The answer to whether or not a rebranding is worthwhile is the same as any marketing question - it lies with the customer. Organisations get rebranding wrong when it is internally driven rather than a response to a customer need.

Several years ago Christchurch computer company Aoraki Corporation rebranded itself as Jade Software Corporation. This represented a consolidation of a confusing collection of brands and sub-brands including Aoraki, Cardinal and Jade. Choosing a single corporate brand made it much easier for customers to understand and remember who Jade was and what they stood for.

Companies also have to move with the times. Classic brands like Shell have changed visually quite a lot over the years, but only in an evolutionary way to meet with the changing times, to stay modern and relevant to their customers. ASB Bank made a major investment in updating its visual identity last year but did so with little fanfare.
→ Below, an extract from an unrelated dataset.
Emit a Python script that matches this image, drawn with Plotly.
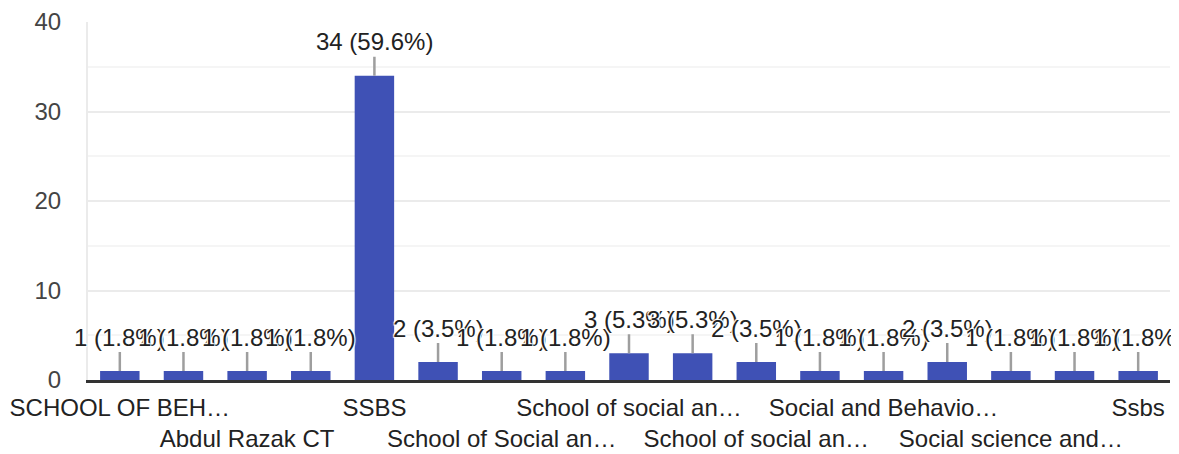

Without a good customer justification, screaming from the rooftops about a new 'brand' is likely to invite cynicism from customers, shareholders and the media. National MP Murray McCully recently lambasted the crown research institute formerly known as Geological and Nuclear Sciences Limited for rebranding as GNS Science. "GNS has chewed up over $75,000 on PR advisors, design consultants and 'consultation with sub-brand champions'."

"We've modernised our logo to succinctly encapsulate our values and capabilities," GNS CEO Dr Alex Malahoff is quoted as saying. "The stronger visual identity will make us recognisable as the major organisation in New Zealand focused on a broad spectrum of sciences from earth sciences to isotope technologies." Really? How does a new name and fancy logo achieve this objective? Wouldn't it have been better to spend the $75,000 educating New Zealanders about the role of Geological and Nuclear Sciences Limited instead?
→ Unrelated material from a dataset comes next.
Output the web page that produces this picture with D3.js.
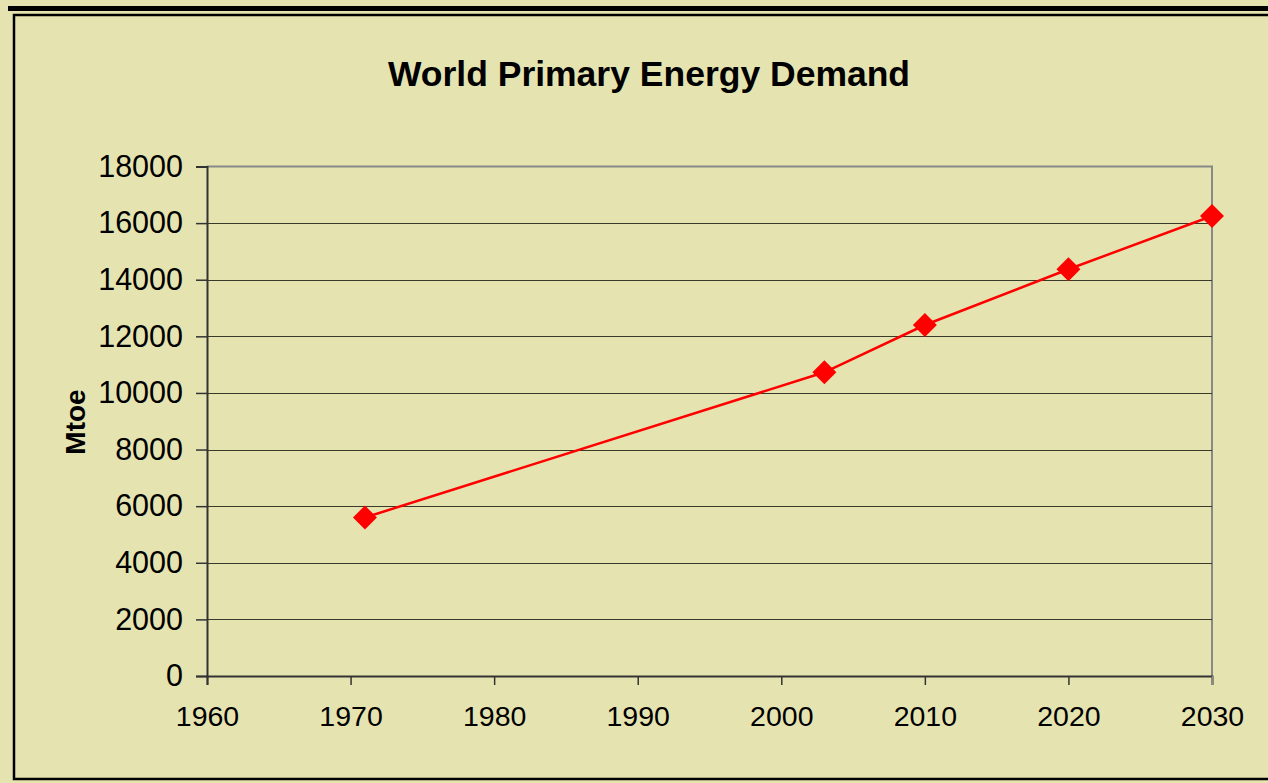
<!DOCTYPE html>
<html>
<head>
<meta charset="utf-8">
<script src="https://cdn.jsdelivr.net/npm/d3@7"></script>
<style>
html,body{margin:0;padding:0;background:#E5E4B1;}
svg{display:block;}
</style>
</head>
<body>
<svg id="chart" width="1268" height="783"></svg>
<script>
const years = [1971, 2003, 2010, 2020, 2030];
const demand = [5600, 10730, 12400, 14370, 16250];
const xTicks = [1960, 1970, 1980, 1990, 2000, 2010, 2020, 2030];
const yTicks = [0, 2000, 4000, 6000, 8000, 10000, 12000, 14000, 16000, 18000];
const title = "World Primary Energy Demand";
const yLabel = "Mtoe";

(function () {
const svg = d3.select("#chart");
const W = 1268, H = 783;
const bg = "#E5E4B1";
svg.append("rect").attr("width", W).attr("height", H).attr("fill", bg);

// frame lines
svg.append("rect").attr("x", 8).attr("y", 6).attr("width", W - 8).attr("height", 5).attr("fill", "#000");
svg.append("path").attr("d", `M${W},15 H14 V779 H${W}`).attr("fill", "none").attr("stroke", "#000").attr("stroke-width", 2.5);

const pL = 207, pR = 1212, pT = 166.5, pB = 676;
const x = d3.scaleLinear().domain([1960, 2030]).range([pL, pR]);
const y = d3.scaleLinear().domain([0, 18000]).range([pB, pT]);

const font = "Liberation Sans, Arial, sans-serif";

// title
svg.append("text").attr("x", 649).attr("y", 86).attr("text-anchor", "middle")
  .attr("font-family", font).attr("font-weight", "bold").attr("font-size", 35.5).attr("fill", "#000").text(title);

// plot area border (top/right grey)
svg.append("path").attr("d", `M${pL},${pT} H${pR} V${pB}`).attr("fill", "none").attr("stroke", "#888").attr("stroke-width", 2);

// gridlines
svg.append("g").selectAll("line").data(yTicks.filter(d => d > 0 && d < 18000)).join("line")
  .attr("x1", pL).attr("x2", pR).attr("y1", d => Math.round(y(d)) + 0.5).attr("y2", d => Math.round(y(d)) + 0.5)
  .attr("stroke", "#3a3a2a").attr("stroke-width", 1.2);

// y axis
const yAxis = d3.axisLeft(y).tickValues(yTicks).tickSize(11).tickPadding(13).tickFormat(d3.format("d"));
const gy = svg.append("g").attr("transform", `translate(${pL},0)`).call(yAxis);
gy.select(".domain").attr("stroke", "#333").attr("stroke-width", 2);
gy.selectAll(".tick line").attr("stroke", "#333").attr("stroke-width", 1.5);
gy.selectAll(".tick text").attr("font-family", font).attr("font-size", 30.5).attr("fill", "#000");

// x axis
const xAxis = d3.axisBottom(x).tickValues(xTicks).tickSize(9).tickPadding(21).tickFormat(d3.format("d"));
const gx = svg.append("g").attr("transform", `translate(0,${pB})`).call(xAxis);
gx.select(".domain").attr("stroke", "#333").attr("stroke-width", 2);
gx.selectAll(".tick line").attr("stroke", "#333").attr("stroke-width", 1.5);
gx.selectAll(".tick text").attr("font-family", font).attr("font-size", 28.5).attr("fill", "#000");
gx.selectAll(".tick").filter(d => d === 2030).select("line").attr("stroke", "#888");

// y label
svg.append("text").attr("transform", "translate(85,422) rotate(-90)").attr("text-anchor", "middle")
  .attr("font-family", font).attr("font-weight", "bold").attr("font-size", 28).attr("fill", "#000").text(yLabel);

// line
const data = years.map((yr, i) => ({yr, v: demand[i]}));
svg.append("path").datum(data)
  .attr("d", d3.line().x(d => x(d.yr)).y(d => y(d.v)))
  .attr("fill", "none").attr("stroke", "#FF0000").attr("stroke-width", 2.5);

const s = 12;
svg.append("g").selectAll("path").data(data).join("path")
  .attr("transform", d => `translate(${x(d.yr)},${y(d.v)})`)
  .attr("d", `M0,${-s} L${s},0 L0,${s} L${-s},0 Z`)
  .attr("fill", "#FF0000");
})();
</script>
</body>
</html>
Rebranding disasters are typically the result of a fundamental misunderstanding of brands. A brand is not just superficial elements like logos and colours, but all of the experiences customers have with a company and its product.

An analogy is clothing. Most of us pay some degree of attention to the way we dress. It is an expression of ourselves and helps others build a perception of us. But not many of us would believe that a change of wardrobe would transform perceptions held by people who know and deal with us regularly.

Company branding in the purely visual sense (logos, colours etc) is very similar. A logo, stationery, signage etc is the company's "clothing." It helps create impressions with customers and potential customers. But it is very much a superficial aspect of marketing - no matter how impressive your corporate wardrobe it won't mask poor customer experiences.

The tragedy with some rebrandings is that organizations lose any positives they have built amongst customers with the previous brand. Often they are addressing the superficial (logo, stationery) instead of the substantive (product quality, service) which can be the real problem.

To return to the AMI example, it has launched an aggressive 'rebranding' campaign. It has refreshed its logo and general look, as well carrying out a significant advertising campaign to promote the 'smile' logo. It is trying to position its brand strongly around service, differentiating itself as the most 'customer-friendly' insurance company.

The logo looks fresh and modern, the campaign is clear and positive, but is the rebranding project a success? The only real test is whether AMI deliver on that promise of superior customer service when you next call, visit an office or logon to their website.

What steps need to be taken when considering a rebranding?

  1. The customer - you can't even consider a rebranding without a clear idea of who your customers are and their needs.
  2. The problem - ensure there is an external rationale for the change.
  3. The purpose - if a rebranding is justified, decide what promise your brand should make to the customer and how you can deliver on this.
  4. Implementation - plan exhaustively to ensure the changes are applied across all points of your company that the customer touches, and that your own staff understand and support the change.

Rebranding is a risky business. Without a strong rationale it could well cause more trouble for your brand than add value. If it is driven from a clear customer need it is much more likely to be appropriate, and less like the Emperor's New Clothes.